Tactile actuators require displacements of up to about 2 centimeters to accurately reproduce pressures on your skin. Vibrotactile actuators let us convey surface textures with just a fraction of a millimeter of skin displacement, though, thanks to the sensitivity of the skin to vibration. Naturally, vibrotactile feedback on its own tends to be limited in realism and richness. That’s why HaptX has engineered high-fidelity vibrotactile feedback. We built a vibrotactile API into the HaptX SDK to simulate the complex physical interactions that produce haptic vibrations. By faithfully simulating these interactions, we can produce more accurate and realistic vibrotactile sensations.

Force Feedback

Our muscles and ligaments can sense forces acting on our musculoskeletal system – and they’re responsible for our perception of force feedback. Real-world physical interactions usually involve both cutaneous and force feedback. When you touch an object, your skin transmits interaction forces to your musculoskeletal system. Force feedback is important for our perception of shape, weight, and impact forces.
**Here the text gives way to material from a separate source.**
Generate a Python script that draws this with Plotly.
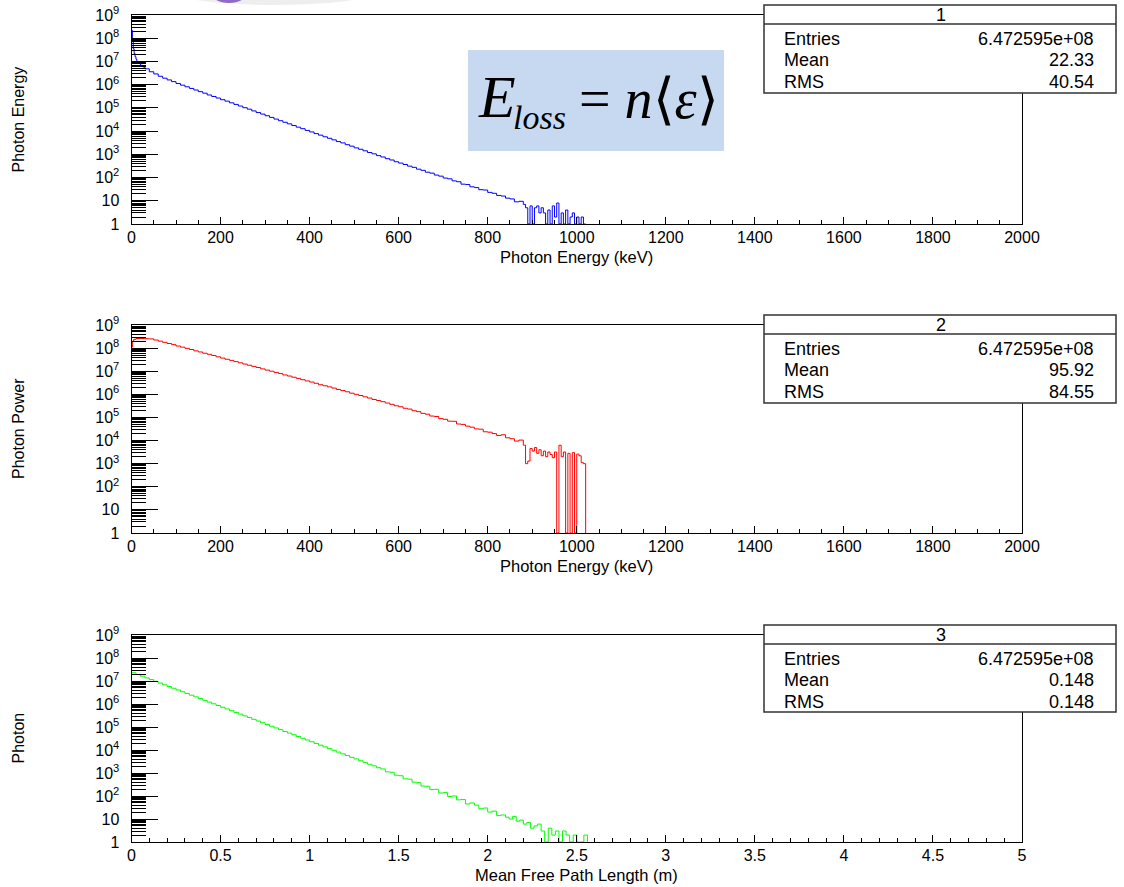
import plotly.graph_objects as go

W, H = 1124, 887

# ---------------- data ----------------
# Panel 1: photon energy spectrum (keV bin edges, counts)
energy_edges_1 = [0, 2, 4, 6, 8, 10, 12, 15, 20, 25, 30] + list(range(40, 881, 10)) + list(range(885, 1021, 5))
energy_counts_1 = [
    2.2e8, 7.9e7, 3.5e7, 2.2e7, 1.6e7, 1.26e7, 1.0e7, 8.3e6, 6.8e6, 5.8e6,
    4.8e6, 3.6e6, 2.9e6, 2.3e6, 1.9e6, 1.6e6, 1.35e6, 1.12e6, 9.5e5, 8.1e5,
    6.9e5, 5.9e5, 5.0e5, 4.3e5, 3.6e5, 3.1e5, 2.65e5, 2.25e5, 1.95e5, 1.65e5,
    1.41e5, 1.2e5, 1.02e5, 8.8e4, 7.4e4, 6.3e4, 5.4e4, 4.6e4, 3.9e4, 3.3e4,
    2.8e4, 2.4e4, 2.05e4, 1.74e4, 1.48e4, 1.27e4, 1.07e4, 9.2e3, 7.8e3, 6.7e3,
    5.7e3, 4.9e3, 4.2e3, 3.55e3, 3.1e3, 2.6e3, 2.25e3, 1.9e3, 1.65e3, 1.42e3,
    1.2e3, 1.05e3, 880, 770, 650, 570, 480, 420, 365, 310,
    275, 230, 205, 170, 155, 128, 115, 95, 88, 72,
    66, 52, 50, 40, 37, 30, 29, 23, 21, 17,
    16, 13, 12, 9, 9.5,
    7, 5, 1, 6, 1, 5, 6, 3, 5, 3, 1, 4, 1, 6, 2, 8, 1, 3, 1, 4, 1, 2, 3, 1, 2, 1, 2, 1,
]

# Panel 2: photon power spectrum
energy_edges_2 = [0, 2, 5, 10, 20, 30, 40] + list(range(50, 881, 10)) + list(range(885, 1021, 5))
power_counts_2 = [
    1.1e8, 2.0e8, 2.4e8, 2.6e8, 2.6e8, 2.55e8,
    2.5e8, 2.24e8, 2.0e8, 1.78e8, 1.58e8, 1.41e8, 1.23e8, 1.10e8, 9.8e7, 8.7e7,
    7.6e7, 6.8e7, 6.0e7, 5.4e7, 4.8e7, 4.2e7, 3.7e7, 3.3e7, 2.95e7, 2.6e7,
    2.3e7, 2.04e7, 1.82e7, 1.62e7, 1.45e7, 1.26e7, 1.12e7, 1.0e7, 8.9e6, 7.9e6,
    6.9e6, 6.2e6, 5.5e6, 4.9e6, 4.3e6, 3.8e6, 3.4e6, 3.0e6, 2.6e6, 2.35e6,
    2.1e6, 1.86e6, 1.62e6, 1.45e6, 1.29e6, 1.12e6, 1.0e6, 8.9e5, 7.8e5, 6.9e5,
    6.0e5, 5.4e5, 4.8e5, 4.2e5, 3.7e5, 3.2e5, 2.9e5, 2.5e5, 2.3e5, 1.95e5,
    1.78e5, 1.5e5, 1.38e5, 1.15e5, 1.1e5, 8.9e4, 8.3e4, 6.9e4, 6.8e4, 5.2e4,
    5.0e4, 4.2e4, 3.8e4, 3.2e4, 3.1e4, 2.4e4, 2.3e4, 2.0e4, 1.66e4, 1.78e4,
    1.32e4, 1.2e4, 9.5e3, 1.05e4,
    6.3e3, 1.0e3, 1.3e3, 4.5e3, 3.5e3, 5.0e3, 2.8e3, 4.0e3, 2.2e3, 3.5e3,
    2.0e3, 3.2e3, 2.5e3, 1.8e3, 3.2e3, 1, 6.3e3, 2.0e3, 3.2e3, 1,
    2.8e3, 1, 3.0e3, 1, 2.6e3, 2.2e3, 1.1e3, 1.0e3,
]

# Panel 3: mean free path length (m)
path_edges_3 = [round(0.025 * i, 3) for i in range(85)] + [round(2.10 + 0.02 * i, 2) for i in range(1, 24)]
path_counts_3 = [
    2.29e7, 1.93e7, 1.62e7, 1.36e7, 1.15e7, 9.65e6, 8.12e6, 6.83e6, 5.75e6, 4.84e6,
    4.07e6, 3.42e6, 2.88e6, 2.42e6, 2.04e6, 1.72e6, 1.44e6, 1.21e6, 1.02e6, 8.6e5,
    7.24e5, 6.09e5, 5.12e5, 4.31e5, 3.63e5, 3.05e5, 2.57e5, 2.16e5, 1.82e5, 1.53e5,
    1.29e5, 1.08e5, 9.1e4, 7.7e4, 6.4e4, 5.4e4, 4.6e4, 3.85e4, 3.24e4, 2.73e4,
    2.29e4, 1.93e4, 1.62e4, 1.37e4, 1.15e4, 9.7e3, 8.1e3, 6.8e3, 5.8e3, 4.8e3,
    4.1e3, 3.4e3, 2.9e3, 2.4e3, 2.05e3, 1.7e3, 1.5e3, 1.12e3, 1.08e3, 800,
    760, 560, 540, 400, 380, 270, 265, 190, 195, 135,
    140, 95, 100, 68, 70, 45, 50, 40, 28, 30,
    20, 22, 14, 15,
    12, 10, 13, 8, 9, 6, 7, 4, 5, 6, 3, 1, 4, 2, 3, 1, 3, 2, 1, 2, 1, 1, 2,
]

stats_titles = ["1", "2", "3"]
stats_entries = ["6.472595e+08", "6.472595e+08", "6.472595e+08"]
stats_means = ["22.33", "95.92", "0.148"]
stats_rms = ["40.54", "84.55", "0.148"]

x_titles = ["Photon Energy (keV)", "Photon Energy (keV)", "Mean Free Path Length (m)"]
y_titles = ["Photon Energy", "Photon Power", "Photon"]
colors = ["#0000ff", "#ff0000", "#00ff00"]

decade_vals = [10 ** n for n in range(10)]
decade_text = ["1", "10"] + [f"10<sup>{n}</sup>" for n in range(2, 10)]
minor_vals = [k * 10 ** n for n in range(9) for k in range(2, 10)]

# ---------------- layout geometry (pixels) ----------------
def px(x):
    return x / W

def py(y):
    return 1 - y / H

X0, X1 = 131.5, 1022
panel_tb = [(15, 224), (325, 533), (635, 842)]
x_ranges = [(0, 2000, 200, 50), (0, 2000, 200, 50), (0, 5, 0.5, 0.1)]
stats_boxes = [(5, 24, 93), (315, 334, 403), (625, 644, 712)]

FONT = "Liberation Sans, Arial, Helvetica, sans-serif"
SERIF = "Liberation Serif, Times New Roman, serif"

fig = go.Figure()
edges_list = [energy_edges_1, energy_edges_2, path_edges_3]
counts_list = [energy_counts_1, power_counts_2, path_counts_3]

for i in range(3):
    edges, vals = edges_list[i], counts_list[i]
    xs = list(edges) + [edges[-1]]
    ys = list(vals) + [vals[-1], 1]
    sfx = "" if i == 0 else str(i + 1)
    fig.add_trace(go.Scatter(
        x=xs, y=ys, mode="lines", line=dict(color=colors[i], width=1, shape="hv"),
        xaxis="x" + sfx, yaxis="y" + sfx, showlegend=False, hoverinfo="skip",
    ))

layout = dict(
    width=W, height=H, margin=dict(l=0, r=0, t=0, b=0),
    paper_bgcolor="white", plot_bgcolor="white", showlegend=False,
    font=dict(family=FONT, color="black"),
)

for i in range(3):
    top, bot = panel_tb[i]
    xmin, xmax, dt, mdt = x_ranges[i]
    sfx = "" if i == 0 else str(i + 1)
    layout["xaxis" + sfx] = dict(
        domain=[px(X0), px(X1)], anchor="y" + sfx, range=[xmin, xmax],
        tick0=0, dtick=dt, ticks="inside", ticklen=7, tickwidth=1, tickcolor="black",
        showline=True, linecolor="black", linewidth=1, mirror=True,
        showgrid=False, zeroline=False,
        minor=dict(dtick=mdt, tick0=0, ticks="inside", ticklen=4, tickwidth=1, tickcolor="black", showgrid=False),
        tickfont=dict(family=FONT, size=16, color="black"), ticklabelstandoff=-1,
        automargin=False, fixedrange=True,
    )
    layout["yaxis" + sfx] = dict(
        domain=[py(bot), py(top)], anchor="x" + sfx, type="log", range=[0, 9],
        tickmode="array", tickvals=decade_vals, ticktext=decade_text,
        ticks="inside", ticklen=26, tickwidth=1, tickcolor="black",
        showline=True, linecolor="black", linewidth=1, mirror=True,
        showgrid=False, zeroline=False,
        minor=dict(tickmode="array", tickvals=minor_vals, ticks="inside", ticklen=14, tickwidth=1, tickcolor="black", showgrid=False),
        tickfont=dict(family=FONT, size=16, color="black"), ticklabelstandoff=8,
        automargin=False, fixedrange=True,
    )

shapes = []
annotations = []

# faint purple object cut off at top of slide
shapes.append(dict(type="circle", xref="paper", yref="paper", x0=px(150), x1=px(400), y0=py(5), y1=py(-40),
                   fillcolor="rgba(160,160,160,0.18)", line=dict(width=0), layer="above"))
shapes.append(dict(type="circle", xref="paper", yref="paper", x0=px(210), x1=px(248), y0=py(3), y1=py(-20),
                   fillcolor="rgba(120,70,190,0.8)", line=dict(width=0), layer="above"))

for i in range(3):
    top, bot = panel_tb[i]
    btop, bline, bbot = stats_boxes[i]
    shapes.append(dict(type="rect", xref="paper", yref="paper", x0=px(764), x1=px(1116), y0=py(bbot), y1=py(btop),
                       fillcolor="white", line=dict(color="#333333", width=1.5), layer="above"))
    shapes.append(dict(type="line", xref="paper", yref="paper", x0=px(764), x1=px(1116), y0=py(bline), y1=py(bline),
                       line=dict(color="#333333", width=1.5), layer="above"))
    annotations.append(dict(xref="paper", yref="paper", x=px(941), y=py((btop + bline) / 2 + 0.5), text=stats_titles[i],
                            showarrow=False, xanchor="center", yanchor="middle", font=dict(family=FONT, size=18)))
    rows = [("Entries", stats_entries[i]), ("Mean", stats_means[i]), ("RMS", stats_rms[i])]
    row_y = [bline + 14.5, bline + 36, bline + 58]
    for (lab, val), ry in zip(rows, row_y):
        annotations.append(dict(xref="paper", yref="paper", x=px(782), y=py(ry), text=lab, showarrow=False,
                                xanchor="left", yanchor="middle", font=dict(family=FONT, size=18)))
        annotations.append(dict(xref="paper", yref="paper", x=px(1096), y=py(ry), text=val, showarrow=False,
                                xanchor="right", yanchor="middle", font=dict(family=FONT, size=18)))
    # axis titles
    annotations.append(dict(xref="paper", yref="paper", x=px((X0 + X1) / 2), y=py(bot + 33), text=x_titles[i],
                            showarrow=False, xanchor="center", yanchor="middle", font=dict(family=FONT, size=16.5)))
    annotations.append(dict(xref="paper", yref="paper", x=px(18), y=py((top + bot) / 2), text=y_titles[i],
                            showarrow=False, xanchor="center", yanchor="middle", textangle=-90,
                            font=dict(family=FONT, size=16)))

# equation box
shapes.append(dict(type="rect", xref="paper", yref="paper", x0=px(468), x1=px(724), y0=py(151), y1=py(50),
                   fillcolor="rgb(198,217,240)", line=dict(width=0), layer="above"))
annotations.append(dict(xref="paper", yref="paper", x=px(476), y=py(97), text="<i>E</i>",
                        showarrow=False, xanchor="left", yanchor="middle",
                        font=dict(family=SERIF, size=60, color="black")))
annotations.append(dict(xref="paper", yref="paper", x=px(511), y=py(118), text="<i>loss</i>",
                        showarrow=False, xanchor="left", yanchor="middle",
                        font=dict(family=SERIF, size=34, color="black")))
annotations.append(dict(xref="paper", yref="paper", x=px(577), y=py(99),
                        text="= <i>n</i>\u27e8<i>\u03b5</i>\u27e9",
                        showarrow=False, xanchor="left", yanchor="middle",
                        font=dict(family=SERIF, size=56, color="black")))

layout["shapes"] = shapes
layout["annotations"] = annotations
fig.update_layout(**layout)
fig.write_html("out.html", post_script="document.body.style.margin='0px';",
               config={"displayModeBar": False})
Force feedback devices move with you, and can apply forces to body segments, like a finger or arm. They must produce much larger movements and forces than cutaneous devices. A good force feedback device moves with as much of your range of motion as possible. It minimizes undesirable forces (e.g., from the feedback device’s weight), and accurately matches forces from virtual objects in your interactions.

Two broad approaches let us simulate force feedback: resistive and active devices. Resistive devices use brakes to restrict a user’s motion. Active devices use motors to restrict your motion and actively move your body around. Active devices can simulate a wider range of interactions, but need more power than passive devices and are more difficult to control.

HaptX’s long-term vision includes a lightweight exoskeleton that delivers full-body force feedback. We’ve developed a hybrid active/resistive design to reproduce a wide range of virtual interactions in a compact, lightweight form factor.

Combining this with our high-fidelity cutaneous feedback will bring VR and telerobotics operators into a whole new level of realism.

HaptX for Training

Today’s advanced virtual reality headsets deliver visual realism and spatial audio, but they’re packaged with plastic controllers designed for gaming. For professionals whose work requires precise manual dexterity and muscle memory, HaptX Gloves G1 bring your real hands into virtual environments and enable a new class of enterprise VR solutions.

Build true-to-life muscle memory in immersive training simulations

Training providers face a trade-off between virtual and live training. Virtual training is low cost and repeatable, but sacrifices realism and efficacy. Live training is immersive and effective, but can be costly, unsafe, and difficult to repeat.

HaptX Gloves G1 lets you train without compromise. Trainees can use their hands naturally to build muscle memory in VR. HaptX Gloves merge the realism of live training with the scalability of virtual training. With room-scale mobility, full-body presence, and multi-user networking, HaptX Gloves G1 enables organizations to conduct hyper-realistic group training simulations.

Pilot and train humanoid robots

Companies around the world are using HaptX Gloves with their robotic integrations. HaptX Gloves can be used to control robotic hands, grippers, and arms, enabling the user to control robots from a distance and feel what the robot feels. This enables continuous natural interaction and provides critical touch information to the operator.

Design + Research with HaptX

Today, designers and engineers can’t interact with a product until after they build a physical prototype. With HaptX Gloves G1, teams can touch and interact with 3D models throughout the product design process. Multi-user networking makes real-time haptic design reviews possible at a global scale for the first time.

HaptX Gloves G1 enables teams to prototype swiftly in VR, experiencing each virtual design with unprecedented realism. This combines the speed and flexibility of CAD software with the value of physical interaction and testing, enabling a more efficient VR workflow and reducing time to market.